Dans son dernier ouvrage «Was bleibt, was wird - Die Queen und ihr Erbe» («Ce qui reste, ce qui évolue - La reine et son héritage»), l'expert en royauté Alexander von Schönburg revient sur la vie de la monarque décédée en septembre dernier. La particularité de ce livre? L'Allemand appartient à ce que l'on appelle la noblesse appauvrie, la reine faisait partie de la famille éloignée de sa femme, et il alors pu rencontrer lui-même la famille royale à plusieurs reprises au cours de sa vie.

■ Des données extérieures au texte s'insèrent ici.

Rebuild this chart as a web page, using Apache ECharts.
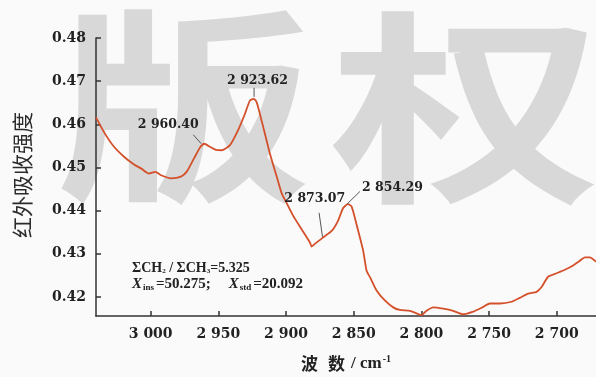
<!DOCTYPE html>
<html>
<head>
<meta charset="utf-8">
<script src="https://cdn.jsdelivr.net/npm/echarts@6/dist/echarts.min.js"></script>
<style>
  html, body { margin: 0; padding: 0; background: #fafafa; }
  #chart { width: 596px; height: 377px; }
</style>
</head>
<body>
<div id="chart"></div>
<script>
// IR absorbance spectrum, C–H stretching region (wavenumber in cm^-1)
const wavenumbers = [
  3040.4, 3034.5, 3027.1, 3019.7, 3012.3, 3007.2, 3001.3, 2996.5, 2992.4, 2985.0,
  2977.6, 2973.2, 2968.0, 2963.2, 2960.40, 2956.2, 2951.8, 2947.7, 2941.4, 2935.5,
  2930.4, 2926.7, 2923.62, 2921.7, 2919.3, 2915.6, 2911.9, 2906.9, 2903.2, 2899.6,
  2894.7, 2888.5, 2882.3, 2881.1, 2878.7, 2873.07, 2866.3, 2861.7, 2857.8, 2854.29,
  2851.6, 2847.9, 2843.0, 2840.5, 2838.0, 2833.1, 2827.0, 2820.8, 2815.9, 2808.5,
  2803.5, 2799.9, 2796.2, 2791.3, 2783.9, 2776.5, 2769.1, 2761.7, 2755.5, 2749.4,
  2742.0, 2733.4, 2727.3, 2721.1, 2714.9, 2711.2, 2706.4, 2700.1, 2694.0, 2687.9,
  2682.9, 2679.2, 2675.6, 2671.1
];
const absorbance = [
  0.4616, 0.4582, 0.4548, 0.4525, 0.4507, 0.4498, 0.4486, 0.4490, 0.4482, 0.4475,
  0.4479, 0.4491, 0.4521, 0.4548, 0.4555, 0.4548, 0.4541, 0.4540, 0.4552, 0.4586,
  0.4624, 0.4655, 0.4659, 0.4651, 0.4624, 0.4578, 0.4532, 0.4479, 0.4440, 0.4418,
  0.4388, 0.4357, 0.4326, 0.4317, 0.4323, 0.4337, 0.4353, 0.4376, 0.4406, 0.4415,
  0.4410, 0.4368, 0.4307, 0.4261, 0.4246, 0.4215, 0.4192, 0.4176, 0.4170, 0.4168,
  0.4162, 0.4158, 0.4168, 0.4176, 0.4173, 0.4168, 0.4160, 0.4166, 0.4175, 0.4185,
  0.4185, 0.4189, 0.4198, 0.4208, 0.4212, 0.4223, 0.4247, 0.4255, 0.4263, 0.4273,
  0.4284, 0.4292, 0.4292, 0.4282
];

// Peak annotations
const peakWavenumbers = [2960.40, 2923.62, 2873.07, 2854.29];
const peakLabels = ['2 960.40', '2 923.62', '2 873.07', '2 854.29'];

// Axis ticks
const xTicks = [3000, 2950, 2900, 2850, 2800, 2750, 2700];
const yTicks = [0.42, 0.43, 0.44, 0.45, 0.46, 0.47, 0.48];

// Inset text
const ratioText = '5.325';
const xInsText = '50.275';
const xStdText = '20.092';

// Pixel offsets of each annotation: label centre and leader-line ends, relative to the peak
const peakLayout = [
  { label: [-36, -19], lead: [[-11, -9], [-3, 0]] },
  { label: [3.5, -18.5], lead: [[0, -11], [0, -2]] },
  { label: [-7.7, -39], lead: [[-3.4, -25], [0, -1]] },
  { label: [44.5, -16], lead: [[-1, 0], [12, -12.7]] }
];

const seriesData = wavenumbers.map((w, i) => [w, absorbance[i]]);
const peakData = peakWavenumbers.map((w) => [w, absorbance[wavenumbers.indexOf(w)]]);

const serif = '"DejaVu Serif", serif';
const times = '"Liberation Serif", "Times New Roman", serif';
const fmtThousands = (v) => {
  const s = String(v);
  return s.length > 3 ? s.slice(0, s.length - 3) + ' ' + s.slice(-3) : s;
};

const watermarkStyle = (ch) => ({
  text: ch, font: 'bold 206px "Noto Sans CJK SC"', fill: '#d8d8d8',
  align: 'center', verticalAlign: 'middle'
});

const chart = echarts.init(document.getElementById('chart'));
chart.setOption({
  backgroundColor: '#fafafa',
  animation: false,
  graphic: [
    { type: 'text', x: 184, y: 106, scaleX: 1.25, z: -10, silent: true, style: watermarkStyle('版') },
    { type: 'text', x: 466, y: 108, scaleX: 1.32, z: -10, silent: true, style: watermarkStyle('权') },
    {
      type: 'text', x: 22, y: 175, rotation: Math.PI / 2, z: 10,
      style: {
        text: '红外吸收强度', font: '21px "Noto Sans CJK SC"', fill: '#2b2b2b',
        align: 'center', verticalAlign: 'middle'
      }
    },
    {
      type: 'text', left: 132, top: 261, z: 10,
      style: {
        text: '{b|ΣCH}{s|2}{b| / ΣCH}{s|3}{b|=' + ratioText + '}\n' +
              '{i|X}{s2|ins}{n|=' + xInsText + ';}{gap|}{i|X}{s2|std}{n|=' + xStdText + '}',
        rich: {
          b: { font: 'bold 14px ' + times, fill: '#222', lineHeight: 16 },
          n: { font: 'bold 15px ' + times, fill: '#222', lineHeight: 16 },
          i: { font: 'italic bold 15px ' + times, fill: '#222', lineHeight: 16 },
          gap: { width: 18, lineHeight: 16 },
          s: { font: 'bold 7px ' + times, fill: '#222', lineHeight: 16, padding: [7, 0, 0, 0] },
          s2: { font: 'bold 9px ' + times, fill: '#222', lineHeight: 16, padding: [7, 2, 0, 1] }
        }
      }
    }
  ],
  grid: { left: 96, right: 0, top: 38, bottom: 58 },
  xAxis: {
    type: 'value',
    inverse: true,
    min: 2671,
    max: 3040.4,
    axisLine: { show: true, onZero: false, lineStyle: { color: '#333', width: 1.5 } },
    axisTick: { show: true, inside: true, length: 5, customValues: xTicks, lineStyle: { color: '#333', width: 1.5 } },
    axisLabel: {
      customValues: xTicks, margin: 11,
      formatter: (v) => fmtThousands(v),
      fontFamily: serif, fontWeight: 'bold', fontSize: 14, color: '#222'
    },
    splitLine: { show: false },
    name: '{c1|波}{c2|数}{t|/ cm}{p|-1}',
    nameLocation: 'middle',
    nameGap: 38,
    nameTextStyle: {
      rich: {
        c1: { fontFamily: '"Noto Sans CJK SC"', fontWeight: 'bold', fontSize: 17, color: '#222', padding: [0, 10, 0, 0] },
        c2: { fontFamily: '"Noto Sans CJK SC"', fontWeight: 'bold', fontSize: 17, color: '#222', padding: [0, 6, 0, 0] },
        t: { fontFamily: times, fontWeight: 'bold', fontSize: 17, color: '#222' },
        p: { fontFamily: times, fontWeight: 'bold', fontSize: 10, color: '#222', padding: [0, 0, 9, 1] }
      }
    }
  },
  yAxis: {
    type: 'value',
    min: 0.4156,
    max: 0.48,
    axisLine: { show: true, onZero: false, lineStyle: { color: '#333', width: 1.5 } },
    axisTick: { show: true, inside: true, length: 5, customValues: yTicks, lineStyle: { color: '#333', width: 1.5 } },
    axisLabel: {
      customValues: yTicks, margin: 10,
      formatter: (v) => v.toFixed(2),
      fontFamily: serif, fontWeight: 'bold', fontSize: 14, color: '#222'
    },
    splitLine: { show: false }
  },
  series: [
    {
      type: 'line',
      data: seriesData,
      showSymbol: false,
      smooth: 0.2,
      lineStyle: { color: '#d4502b', width: 1.8 },
      z: 3
    },
    {
      type: 'custom',
      data: peakData,
      z: 4,
      renderItem: (params, api) => {
        const i = params.dataIndex;
        const p = api.coord([api.value(0), api.value(1)]);
        const lay = peakLayout[i];
        return {
          type: 'group',
          children: [
            {
              type: 'line',
              shape: {
                x1: p[0] + lay.lead[0][0], y1: p[1] + lay.lead[0][1],
                x2: p[0] + lay.lead[1][0], y2: p[1] + lay.lead[1][1]
              },
              style: { stroke: '#555', lineWidth: 1 }
            },
            {
              type: 'text',
              x: p[0] + lay.label[0], y: p[1] + lay.label[1],
              style: {
                text: peakLabels[i], font: 'bold 12.5px ' + serif, fill: '#222',
                align: 'center', verticalAlign: 'middle'
              }
            }
          ]
        };
      }
    }
  ]
});
</script>
</body>
</html>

Peu avant le couronnement du roi Charles III, son expertise est donc particulièrement sollicitée. Le journaliste a d'ailleurs dû régulièrement interrompre l'entretien avec Blick - les articles prévus et une émission en direct sur l'événement centenaire ne lui laissaient pas de répit.

Vous avez pu rencontrer la reine en personne. Quel souvenir en gardez-vous?
La reine était fascinante. Se retrouver face à elle est profondément impressionnant. Une vieille théorie d'un historien dit qu'un roi est deux personnes en une: d'une part un monarque et d'autre part un mortel normal. Dans ce cas-ci, j'ai rencontré la reine en même temps que la grand-tante de ma femme. Elle menait une double existence. Officiellement, elle portait des vêtements faits pour elle et était à ce moment-là la reine, mais en dehors des apparitions publiques, elle portait volontiers une écharpe en soie et passait alors à l'Elizabeth privée.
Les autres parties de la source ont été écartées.